Cooking Mama: Cook Off
Half-baked.
I can't cook to save my life (which is why I usually swim towards the light rather than sealing myself in pastry). Fortunately, the Wii's charm lies not in its ability to render activities realistically, but rather in its capacity to rend our preconceptions and deliver entertainment regardless of how skilled we might actually be in the activity we're performing. Little surprise then that within minutes of putting a flame to Cooking Mama I was chopping, peeling, frying and mincing with the best of them. Grilled bonito, pierogi, paella, lasagne, popcorn - when it comes to the console that makes surgeons out of tennis players, it's all in a day's wok.
Each of the game's many recipes is broken down into a series of preparations that utilise the Wiimote in different ways. To chop a vegetable, you first remove the ends by dragging the pointer across the area indicated on-screen, perform the same action to cut it a few times lengthways, and then chop it finely by drumming the Wiimote down on a virtual counter until the blade's run the length of the food. Holding the Wiimote horizontally and rotating it like the handle of a tombola allows you to mince beef, while moving it back and forth shakes a pan of frying onions, tilting it butters the inside of a pan, and moving it in response to directional prompts kneads dough to the correct shape and consistency.
Naturally you're not required to demonstrate any actual culinary ability, but you might learn a thing or two about what goes into the food you eat, or gain an appreciation of the timing and phases of cooking. It's in these areas that the game develops its simple premise of prompt-and-response into something more testing, as you have to click an icon to add salt, stir, and adjust the heat in an ongoing sequence. Having wrapped vegetables in meat and skewered them, another task has you fanning the flames beneath them and flipping them when you're prompted, or when smoke starts to gather - and having to act on different skewers at different times. Developer Office Create may or may not know its way around the kitchen, but it does a good job of harnessing certain activities' inherent tension in order to throw you off, asking you to resist the urge to pluck mussels from hot oil at the first sign of their golden innards, for instance.

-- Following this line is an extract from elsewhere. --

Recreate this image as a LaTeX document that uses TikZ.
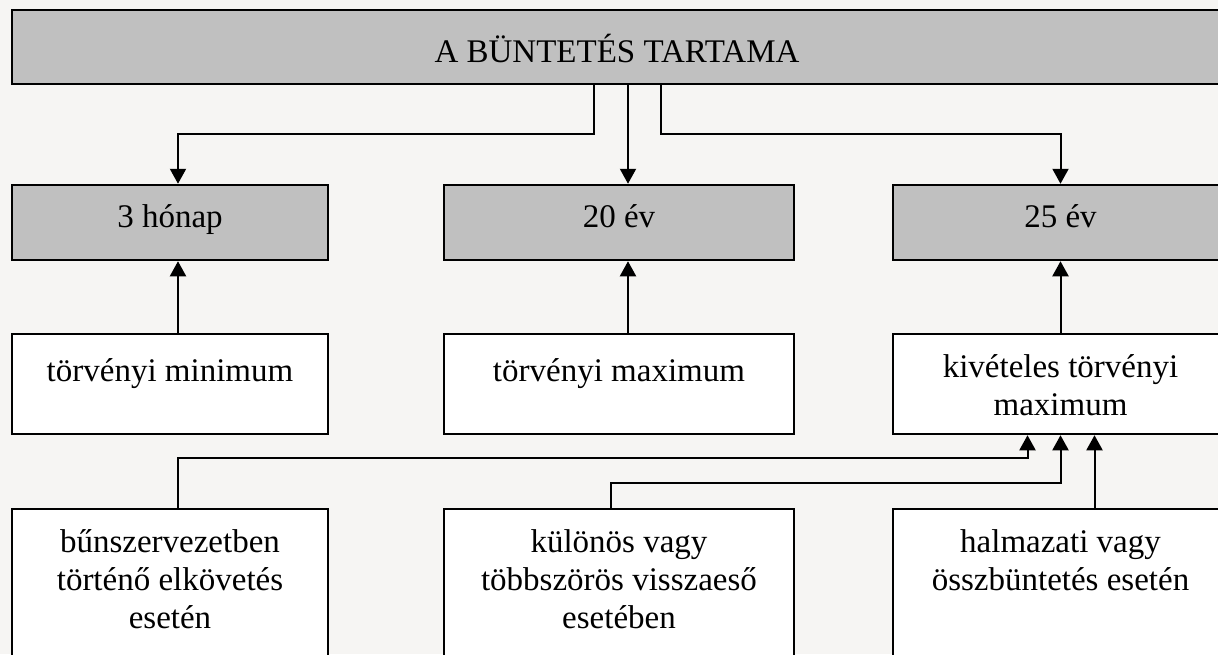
\documentclass[tikz,border=0pt]{standalone}
\usepackage{fontspec}
\setmainfont{Liberation Serif}
\usetikzlibrary{arrows.meta}
\definecolor{paper}{HTML}{F6F5F3}
\definecolor{boxgray}{HTML}{C0C0C0}
\begin{document}
\begin{tikzpicture}[x=1pt,y=-1pt,
  every node/.style={font=\fontsize{33}{38}\selectfont},
  graybox/.style={draw=black,line width=2.5pt,fill=boxgray,minimum height=75pt,inner sep=0pt,
    text height=20pt,text depth=11pt},
  whitebox/.style={draw=black,line width=2.5pt,fill=white,inner sep=0pt},
  boxtext/.style={anchor=north,inner sep=0pt,align=center,execute at begin node=\strut},
  conn/.style={line width=2pt,-{Triangle[width=16pt,length=15pt]}}]
\useasboundingbox (0,0) rectangle (1218,654);
\fill[paper] (0,0) rectangle (1218,654);
\clip (0,0) rectangle (1218,654);
% header
\node[graybox,minimum width=1210pt,minimum height=74pt,text height=30pt,text depth=0pt] (top) at (617,47) {A BÜNTETÉS TARTAMA};
% durations
\node[graybox,minimum width=316pt] (g1) at (170,222.5) {3 hónap};
\node[graybox,minimum width=350pt] (g2) at (619,222.5) {20 év};
\node[graybox,minimum width=335pt] (g3) at (1060.5,222.5) {25 év};
% limits
\node[whitebox,minimum width=316pt,minimum height=100pt] (w1) at (170,384) {};
\node[whitebox,minimum width=350pt,minimum height=100pt] (w2) at (619,384) {};
\node[whitebox,minimum width=335pt,minimum height=100pt] (w3) at (1060.5,384) {};
\node[boxtext] (t1) at ([yshift=-22pt]w1.north) {törvényi minimum};
\node[boxtext] (t2) at ([yshift=-22pt]w2.north) {törvényi maximum};
\node[boxtext] (t3) at ([yshift=-22pt]w3.north) {kivételes törvényi\\maximum};
% cases
\node[whitebox,minimum width=316pt,minimum height=171pt] (b1) at (170,594.5) {};
\node[whitebox,minimum width=350pt,minimum height=171pt] (b2) at (619,594.5) {};
\node[whitebox,minimum width=335pt,minimum height=171pt] (b3) at (1060.5,594.5) {};
\node[boxtext] (s1) at ([yshift=-22pt]b1.north) {bűnszervezetben\\történő elkövetés\\esetén};
\node[boxtext] (s2) at ([yshift=-22pt]b2.north) {különös vagy\\többszörös visszaeső\\esetében};
\node[boxtext] (s3) at ([yshift=-22pt]b3.north) {halmazati vagy\\összbüntetés esetén};
% arrows
\draw[conn] ([xshift=-25pt]g2.north |- top.south) -- ++(0,49) -| ([xshift=8pt]g1.north);
\draw[conn] ([xshift=9pt]g2.north |- top.south) -- ([xshift=9pt]g2.north);
\draw[conn] ([xshift=42pt]g2.north |- top.south) -- ++(0,49) -| (g3.north);
\draw[conn] ([xshift=8pt]w1.north) -- ([xshift=8pt]g1.south);
\draw[conn] ([xshift=9pt]w2.north) -- ([xshift=9pt]g2.south);
\draw[conn] (w3.north) -- (g3.south);
\draw[conn] ([xshift=8pt]b1.north) -- ++(0,-50) -| ([xshift=-33pt]w3.south);
\draw[conn] ([xshift=-8pt]b2.north) -- ++(0,-25) -| (w3.south);
\draw[conn] ([xshift=34pt]w3.south |- b3.north) -- ([xshift=34pt]w3.south);
\end{tikzpicture}
\end{document}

However, while tasks become more elaborate, they only do so up to a point, and rather like a juicy hunk of meat that shrinks in the pan (or an elaborate metaphor whose returns diminish by paragraph four), the novelty soon wears off, and what it leaves behind is bland and rather repetitive. Increased speed and better timing are the only things that will improve your results in the kitchen, and since a great deal of your immediate attempts are already rated as highly as they can be, you've seen most of the game by the time you've unlocked the first couple of dozen recipes. The game's simple structure does it few favours, either, as even your progress through the menus, clicking through page after page of similar icons, colludes with the patchy gameplay to leave you cold. (Although in fairness, the game perks up a lot if you adopt my usual kitchen tactic of sharing the wine with the saucepan.)
Then again, as you may remember, much of this was the case when we looked at the DS version, and budding chef Keza remarked, "those first fifteen minutes of novelty-induced delight are all it aims for", deciding that it was charming enough if you accepted that you were merely getting what you paid just 20 dollars to play. It's a sentiment I'd be happy to echo here were it not for the bigger problem: the Wii version's poorly sprinkled garnish of motion-sensing. As has been a problem with early Wii games, it often fails to heed what you're doing, or misreads your strokes, with typically depressing results. Dough kneads in the wrong direction, stew goes unstirred for the duration of the game's twirly prompt, and - most annoying - the game mistakes small gestures for big ones, reading minor twitches as purposeful shakes and neutral twinges as thrusts in the wrong direction. Don't be surprised if rotating your wrist one way sends the food flying the other.
All of which skewers any hope the game had of receiving the same guarded recommendation it got last time. Whereas the DS game could be defended for ignoring significant depth for the sake of accessibility, Cook Off's controls are simply too ropey for it to earn any flavour of respect, and leave its repetitive, flash-in-the-pan mini-games open to assault. Still a novelty for the first half an hour (and one greatly intensified by the two-player mode), it boils down to a game that punishes you for the flaws in its own control system, with the result that it's not only an experience whose ingredients appear more appetising than the dish they're set to become, but one that simply burns you the way you've been burnt ever since you first wound up with a bad game. "Cook Off" seems like a decent place to leave it.